_TASK_.
Copy exactly, and only, the lines between the start of the entries below and the line containing "import * as echarts from 'echarts';", both inclusive. Omit pictures.

_RECORD SET_.
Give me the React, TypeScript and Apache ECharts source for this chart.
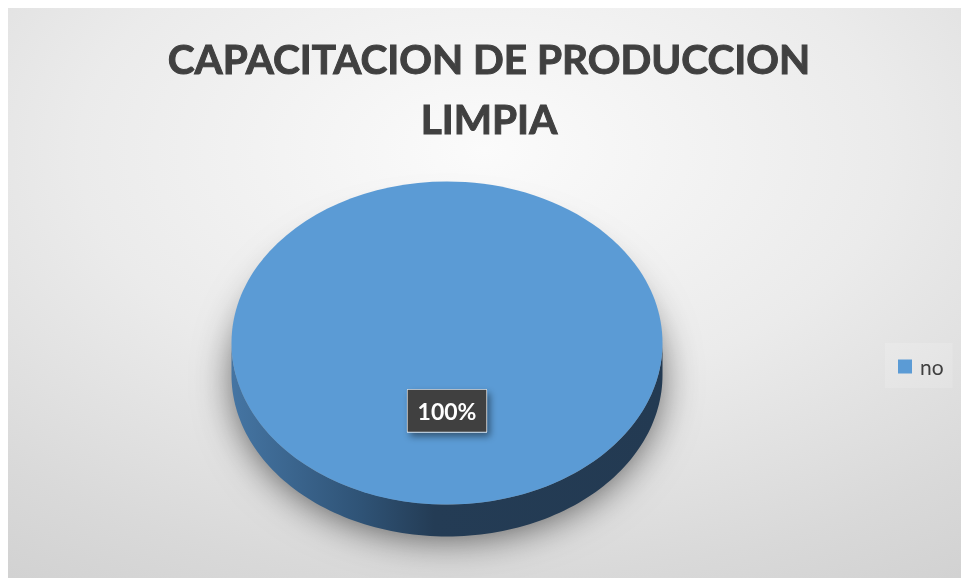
import React, { useEffect, useRef } from 'react';
import * as echarts from 'echarts';

const categories: string[] = ['no'];
const values: number[] = [100];
const titleLines: string[] = ['CAPACITACION DE PRODUCCION', 'LIMPIA'];
const sliceColors: string[] = ['#5b9bd5'];

const CX = 439;
const CY = 335;
const RX = 215.5;
const RY = 161.5;
const DEPTH = 32;

function pt(theta: number, dy = 0): number[] {
  return [CX + RX * Math.sin(theta), CY - RY * Math.cos(theta) + dy];
}

export default function App() {
  const ref = useRef<HTMLDivElement>(null);

  useEffect(() => {
    if (!ref.current) return;
    const chart = echarts.init(ref.current, null, { renderer: 'svg' });
    const total = values.reduce((a, b) => a + b, 0);

    const renderItem = (params: any, api: any) => {
      const i = params.dataIndex;
      const v = api.value(1);
      const before = values.slice(0, i).reduce((a, b) => a + b, 0);
      const a0 = (before / total) * Math.PI * 2;
      const a1 = ((before + v) / total) * Math.PI * 2;
      const full = v / total > 0.9999;
      const color = sliceColors[i % sliceColors.length];
      const children: any[] = [];

      // soft drop shadow (caster hidden beneath the pie)
      if (i === 0) {
        children.push({
          type: 'ellipse',
          shape: { cx: CX, cy: CY + DEPTH - 4, rx: RX - 4, ry: RY - 4 },
          style: {
            fill: '#888888',
            shadowBlur: 40,
            shadowColor: 'rgba(0,0,0,0.68)',
            shadowOffsetY: 8,
          },
        });
      }

      // side (front part only: theta in [PI/2, 3PI/2])
      const s0 = Math.max(a0, Math.PI / 2);
      const s1 = Math.min(a1, (Math.PI * 3) / 2);
      if (s1 > s0) {
        const n = 120;
        const topPts: number[][] = [];
        const botPts: number[][] = [];
        for (let k = 0; k <= n; k++) {
          const t = s0 + ((s1 - s0) * k) / n;
          topPts.push(pt(t));
          botPts.push(pt(t, DEPTH));
        }
        const poly = topPts.concat(botPts.reverse());
        children.push({
          type: 'polygon',
          shape: { points: poly },
          style: {
            fill: new echarts.graphic.LinearGradient(0, 0, 1, 0, [
              { offset: 0, color: '#4575a3' },
              { offset: 0.3, color: '#2f5376' },
              { offset: 0.47, color: '#243c55' },
              { offset: 1, color: '#233a52' },
            ]),
          },
        });
      }

      // top face
      if (full) {
        children.push({
          type: 'ellipse',
          shape: { cx: CX, cy: CY, rx: RX, ry: RY },
          style: { fill: color },
        });
      } else {
        const n = 180;
        const pts: number[][] = [[CX, CY]];
        for (let k = 0; k <= n; k++) {
          pts.push(pt(a0 + ((a1 - a0) * k) / n));
        }
        children.push({ type: 'polygon', shape: { points: pts }, style: { fill: color } });
      }

      // label
      let lx: number;
      let ly: number;
      if (full) {
        lx = CX;
        ly = CY + 0.42 * RY;
      } else {
        const m = (a0 + a1) / 2;
        lx = CX + 0.6 * RX * Math.sin(m);
        ly = CY - 0.6 * RY * Math.cos(m);
      }
      const pct = Math.round((v / total) * 100) + '%';
      children.push({
        type: 'text',
        x: lx,
        y: ly,
        style: {
          text: pct,
          fill: '#ffffff',
          fontFamily: 'Lato',
          fontWeight: 'bold',
          fontSize: 23,
          textBorderColor: '#ffffff',
          textBorderWidth: 0.6,
          align: 'center',
          verticalAlign: 'middle',
          backgroundColor: '#404040',
          padding: [10, 10, 9, 10],
          shadowBlur: 7,
          shadowOffsetX: 3,
          shadowOffsetY: 4,
          shadowColor: 'rgba(0,0,0,0.45)',
        },
      });

      return { type: 'group', children };
    };

    chart.setOption({
      animation: false,
      graphic: [
        {
          type: 'rect',
          z: -10,
          silent: true,
          shape: { x: 0, y: 0, width: 953, height: 570 },
          style: {
            fill: new echarts.graphic.RadialGradient(0.5, 0.25, 1.15, [
              { offset: 0, color: '#fbfbfb' },
              { offset: 0.37, color: '#ebebeb' },
              { offset: 0.65, color: '#d9d9d9' },
              { offset: 1, color: '#c6c6c6' },
            ]),
          },
        },
      ],
      title: {
        text: titleLines.join('\n'),
        left: 476,
        top: 15,
        textAlign: 'center',
        textStyle: {
          fontFamily: 'Lato',
          fontWeight: 'bold',
          fontSize: 40.5,
          lineHeight: 60,
          color: '#404040',
          textBorderColor: '#404040',
          textBorderWidth: 1,
        },
      },
      legend: {
        data: categories,
        orient: 'vertical',
        left: 877,
        top: 335,
        padding: [13, 9, 11, 13],
        backgroundColor: 'rgba(255,255,255,0.15)',
        icon: 'rect',
        itemWidth: 14,
        itemHeight: 14,
        itemGap: 8,
        textStyle: { fontFamily: 'Lato', fontSize: 21, color: '#404040', padding: [0, 0, 0, 3] },
      },
      series: categories.map((name, i) => ({
        type: 'custom',
        name,
        coordinateSystem: 'none',
        itemStyle: { color: sliceColors[i % sliceColors.length] },
        data: [[i, values[i]]],
        renderItem: (params: any, api: any) => renderItem({ ...params, dataIndex: i }, api),
      })),
    });

    return () => chart.dispose();
  }, []);

  return (
    <div
      ref={ref}
      style={{ position: 'fixed', left: 8, top: 8, width: 953, height: 570 }}
    />
  );
}
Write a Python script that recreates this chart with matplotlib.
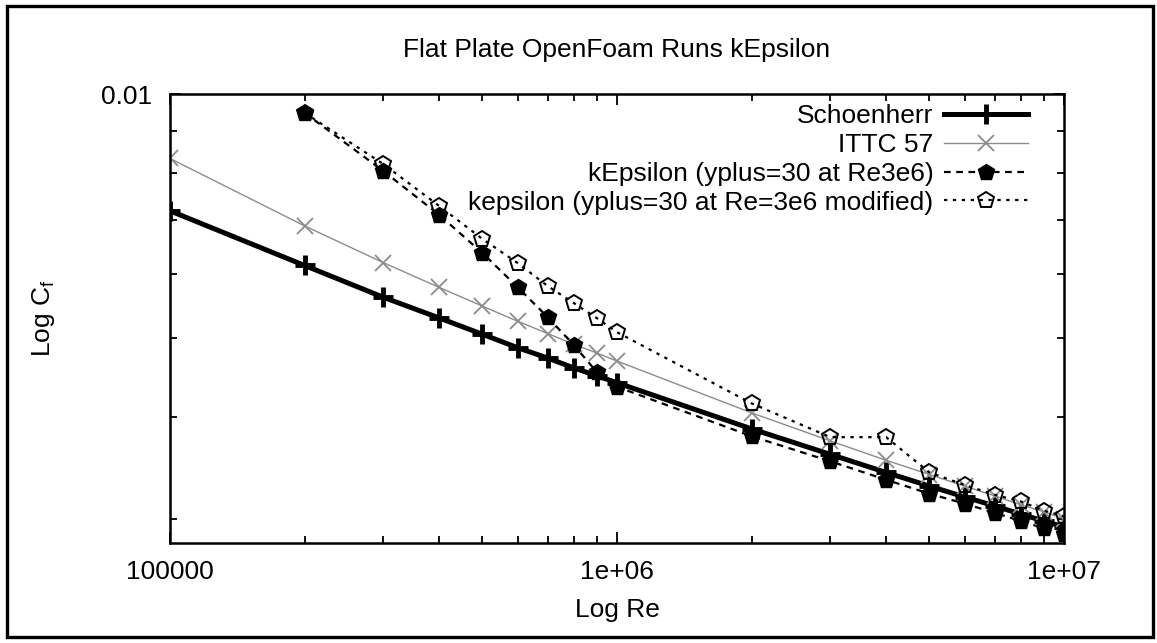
import matplotlib
matplotlib.use("Agg")
import matplotlib.pyplot as plt
from matplotlib.patches import Rectangle

plt.rcParams['font.family'] = ['Liberation Sans', 'DejaVu Sans']
plt.rcParams['mathtext.default'] = 'regular'

# Reynolds numbers of the runs
re = [1e5, 2e5, 3e5, 4e5, 5e5, 6e5, 7e5, 8e5, 9e5,
      1e6, 2e6, 3e6, 4e6, 5e6, 6e6, 7e6, 8e6, 9e6, 1e7]
re_cfd = re[1:]

# friction lines
schoenherr = [0.00718, 0.00615, 0.00562, 0.00530, 0.00506, 0.00487, 0.00473, 0.00460, 0.00450,
              0.00441, 0.00387, 0.00360, 0.00342, 0.00329, 0.00319, 0.00311, 0.00304, 0.00298, 0.00293]
ittc57 = [0.00833, 0.00688, 0.00620, 0.00578, 0.00548, 0.00525, 0.00507, 0.00492, 0.00480,
          0.00469, 0.00405, 0.00374, 0.00354, 0.00340, 0.00329, 0.00320, 0.00312, 0.00306, 0.00300]

# OpenFOAM kEpsilon results
keps = [0.00948, 0.00804, 0.00710, 0.00637, 0.00578, 0.00531, 0.00491, 0.00455,
        0.00436, 0.00379, 0.00353, 0.00335, 0.00322, 0.00313, 0.00305, 0.00298, 0.00292, 0.00287]
keps_mod = [0.00948, 0.00820, 0.00728, 0.00663, 0.00619, 0.00580, 0.00553, 0.00530,
            0.00509, 0.00416, 0.00378, 0.00378, 0.00342, 0.00330, 0.00321, 0.00315, 0.00307, 0.00302]

W, H = 1157, 643
fig = plt.figure(figsize=(W / 100, H / 100), dpi=100)
ax = fig.add_axes([170 / W, 100 / H, 894 / W, 449 / H])

ax.plot(re, schoenherr, color='black', lw=3.6, marker='+', ms=14, mew=3.5,
        label='Schoenherr')
ax.plot(re, ittc57, color='#8c8c8c', lw=1.0, marker='x', ms=12, mew=1.3,
        label='ITTC 57')
ax.plot(re_cfd, keps, color='black', lw=1.6, ls=(0, (3, 2.5)), marker='p', ms=12,
        label='kEpsilon (yplus=30 at Re3e6)')
ax.plot(re_cfd, keps_mod, color='black', lw=1.6, ls=(0, (1.5, 2.5)), marker='p', ms=12,
        mfc='none', mew=1.4, label='kepsilon (yplus=30 at Re=3e6 modified)')

ax.set_xscale('log')
ax.set_yscale('log')
ax.set_xlim(1e5, 1e7)
ax.set_ylim(0.0028, 0.01)

ax.set_xticks([1e5, 1e6, 1e7])
ax.set_xticklabels(['100000', '1e+06', '1e+07'])
ax.set_yticks([0.01])
ax.set_yticklabels(['0.01'])
ax.set_xticks([k * 10 ** e for e in (5, 6) for k in range(2, 10)], minor=True)
ax.set_yticks([0.003, 0.004, 0.005, 0.006, 0.007, 0.008, 0.009], minor=True)
ax.yaxis.set_minor_formatter(plt.NullFormatter())
ax.xaxis.set_minor_formatter(plt.NullFormatter())

ax.tick_params(which='both', direction='in', top=True, right=True, width=1.3,
               labelsize=19, colors='black')
ax.tick_params(which='major', length=8)
ax.tick_params(which='minor', length=5)
ax.tick_params(axis='x', pad=12)
ax.tick_params(axis='y', pad=13)
for sp in ax.spines.values():
    sp.set_linewidth(1.8)

ax.set_title('Flat Plate OpenFoam Runs kEpsilon', fontsize=19, pad=27)
ax.set_xlabel('Log Re', fontsize=19, labelpad=10)
ax.set_ylabel('Log C$_{f}$', fontsize=19)
ax.yaxis.set_label_coords(-0.126, 0.5)

ax.legend(loc='upper right', bbox_to_anchor=(0.978, 1.012), frameon=False,
          markerfirst=False, fontsize=19, handlelength=3.2, handletextpad=0.4,
          labelspacing=0.18, borderaxespad=0.2)

# outer frame
fig.add_artist(Rectangle((7 / W, 6 / H), 1146 / W, 631 / H, transform=fig.transFigure,
                         fill=False, lw=2.4, ec='black'))

fig.savefig('out.png', dpi=100)
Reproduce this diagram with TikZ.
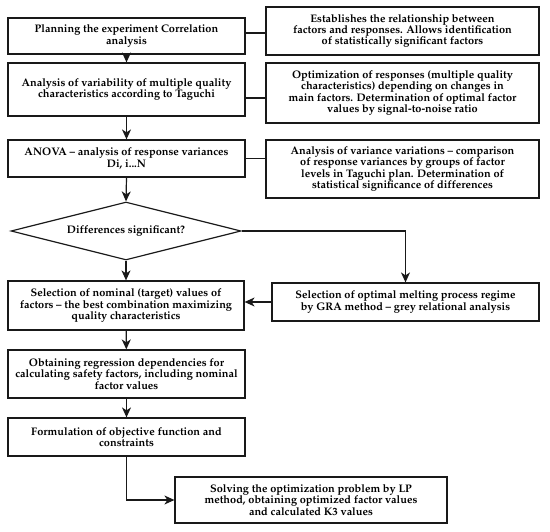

_FINAL ANSWER_.
Give me the React, TypeScript and Apache ECharts source for this chart.
import React, { useEffect, useRef } from 'react';
import * as echarts from 'echarts';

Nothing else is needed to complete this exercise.